Head Start is a federal preschool program for low-income families. In 2021, the Biden administration issued a regulation imposing a mask mandate for all children over 2, and requiring that all teachers and staff involved in the program get a coronavirus vaccine.
Such a policy is not scientifically justifiable, and outmoded: The Centers for Disease Control and Prevention no longer prescribes general mask-wearing. Most U.S. schools are now mask-free, aside from a few progressive urban areas. By mandating masks for Head Start participants, the federal government has effectively imposed class-based double standards, in which kids from low-income families will be the only ones still wearing masks.
Judge Doughty’s decision underscores that the pandemic is over, and the federal government has neither the authority nor the logic needed to impose such mandates.

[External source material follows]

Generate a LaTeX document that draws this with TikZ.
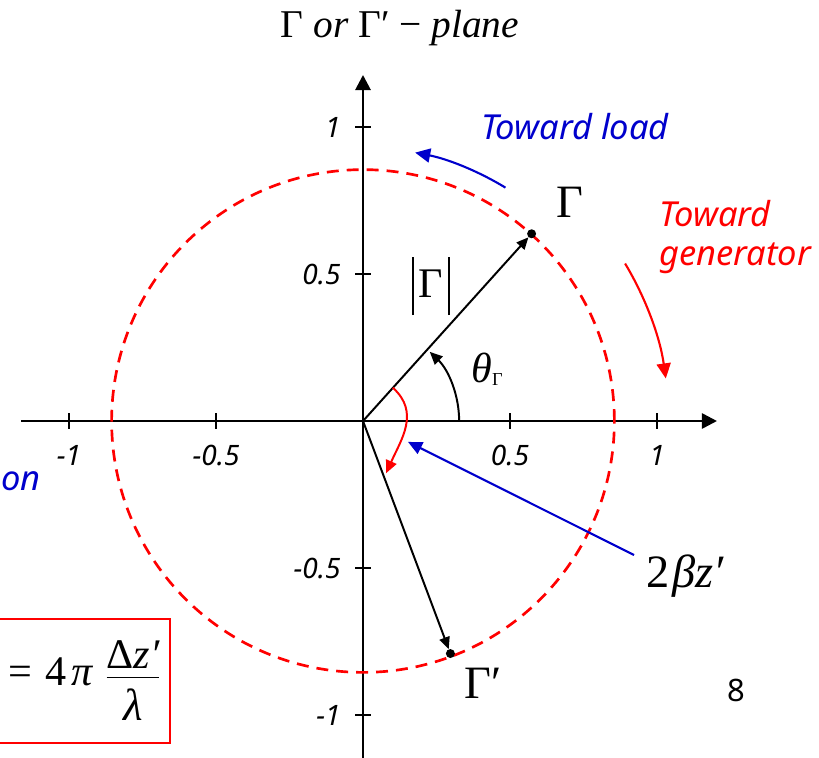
\documentclass[tikz,border=0pt]{standalone}
\usepackage{fontspec}
\setmainfont{Liberation Serif}
\setsansfont{Noto Sans}
\usetikzlibrary{arrows.meta}
\definecolor{towardblue}{RGB}{0,0,204}
\definecolor{towardred}{RGB}{255,0,0}

\begin{document}
\begin{tikzpicture}[x=7.35cm,y=7.35cm,>=Latex,
  axis/.style={line width=1.9pt,-{Triangle[length=10.7pt,width=10.7pt]}},
  tickmark/.style={line width=1.4pt},
  ticklabel/.style={font=\fontsize{20}{24}\selectfont\sffamily\itshape,inner sep=0pt},
  vec/.style={line width=1.4pt,-{Triangle[length=8.5pt,width=7.5pt]}},
  tipdot/.style={circle,fill=black,inner sep=0pt,minimum size=6.4pt},
  curvearrow/.style={line width=1.5pt,-{Triangle[length=10.7pt,width=10pt]}},
  sym/.style={font=\fontsize{33}{40}\selectfont,inner sep=0pt},
  note/.style={font=\fontsize{24.5}{27.7}\selectfont\sffamily\itshape,inner sep=0pt,align=left}]
\path[use as bounding box,clip] (-1.2347,-1.1429) rectangle (1.5510,1.4320);
\coordinate (O) at (0,0);
\coordinate (xl) at (-1.163,0);
\coordinate (xr) at (1.204,0);
\coordinate (yb) at (0,-1.2);
\coordinate (yt) at (0,1.177);
\draw[axis] (xl) -- (xr);
\draw[axis] (yb) -- (yt);
\foreach \t/\lab/\n in {-1/-1/a,-0.5/-0.5/b,0.5/0.5/c,1/1/d}{
  \draw[tickmark] (\t,-0.027) -- (\t,0.027);
  \draw[tickmark] (-0.027,\t) -- (0.027,\t);
  \node[ticklabel] (xlab\n) at (\t,-0.116) {\lab};
  \node[ticklabel,anchor=east] (ylab\n) at (-0.075,\t) {\lab};
}
\draw[towardred,line width=1.9pt,dash pattern=on 8.5pt off 5.7pt] (O) circle (0.855);
\node[font=\fontsize{28}{34}\selectfont,inner sep=0pt] (title) at (0.126,1.337) {Γ {\itshape or} Γ′ − {\itshape plane}};
\node[tipdot] (G) at (48:0.857) {};
\node[tipdot] (Gp) at (-69.4:0.845) {};
\draw[vec] (O) -- (G);
\draw[vec] (O) -- (Gp);
\node[sym] (lG) at (0.704,0.745) {Γ};
\node[sym] (lGp) at (0.408,-0.891) {Γ′};
\node[font=\fontsize{30}{36}\selectfont,inner sep=0pt] (lmod) at (0.231,0.459) {\rule[-12.8pt]{1.2pt}{41.3pt}\hspace{3.5pt}Γ\hspace{3.5pt}\rule[-12.8pt]{1.2pt}{41.3pt}};
\node[font=\fontsize{30}{36}\selectfont,inner sep=0pt] (lth) at (0.422,0.177) {{\itshape θ}\raisebox{-2pt}{\fontsize{13}{15}\selectfont Γ}};
\draw[line width=1.4pt,-{Triangle[length=9pt,width=8pt]}] (0.327,0) arc[start angle=0,end angle=46,radius=0.327];
\coordinate (rA) at (48:0.152);
\coordinate (rB) at (-66:0.194);
\draw[towardred,line width=1.4pt,-{Triangle[length=9pt,width=8pt]}] (rA) to[out=-42,in=66,looseness=1.1] (rB);
\node[sym,inner xsep=8.5pt] (bz) at (1.095,-0.529) {2\hspace{2pt}{\itshape βz′}};
\coordinate (zTip) at (0.153,-0.071);
\draw[towardblue,line width=1.5pt,-{Triangle[length=10pt,width=9pt]}] (bz.north west) -- (zTip);
\node[note,text=towardblue,anchor=base] (tload) at (0.721,0.959) {Toward load};
\draw[curvearrow,towardblue] (58.6:0.93) arc[start angle=58.6,end angle=79,radius=0.93];
\node[note,text=towardred,anchor=north west] (tgen) at (1.008,0.750) {Toward\\generator};
\draw[curvearrow,towardred] (31:1.04) arc[start angle=31,end angle=8,radius=1.04];
\node[note,text=towardblue,anchor=base west] (gon) at (-1.2317,-0.235) {on};
\node[draw=towardred,line width=1.4pt,text width=8cm,align=right,minimum height=3.1cm,inner xsep=6.4pt,anchor=east] (eq) at (-0.653,-0.884) {\fontsize{30}{36}\selectfont =\hspace{9pt}4\hspace{3.5pt}{\itshape π}\hspace{9pt}$\displaystyle\frac{\hbox{\raisebox{-5pt}{Δ{\itshape z′}}}}{\hbox{\raisebox{-8pt}{\fontsize{32}{36}\selectfont\itshape λ}}}$};
\node[font=\fontsize{22}{26}\selectfont\sffamily,inner sep=0pt] (pg) at (1.269,-0.918) {8};
\end{tikzpicture}
\end{document}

The lawsuit against the Head Start mask mandate was brought by the Liberty Justice Center on behalf of Head Start staff. Because the challengers came from only 24 of the 50 states, the judge issued an injunction against the the mask mandate that only applies to those 24 states: Alabama, Alaska, Arizona, Arkansas, Florida, Georgia, Indiana, Iowa, Kansas, Kentucky, Louisiana, Mississippi, Missouri, Montana, Nebraska, North Dakota, Ohio, Oklahoma, South Carolina, South Dakota, Tennessee, Utah, West Virginia, and Wyoming.
The federal government could appeal the decision to the Fifth Circuit Court of Appeals, but if it loses, there is a chance that the injunction would be broadened to cover the whole country. The Biden administration may not want to risk that, so it might not appeal the judges decision against its mask mandate.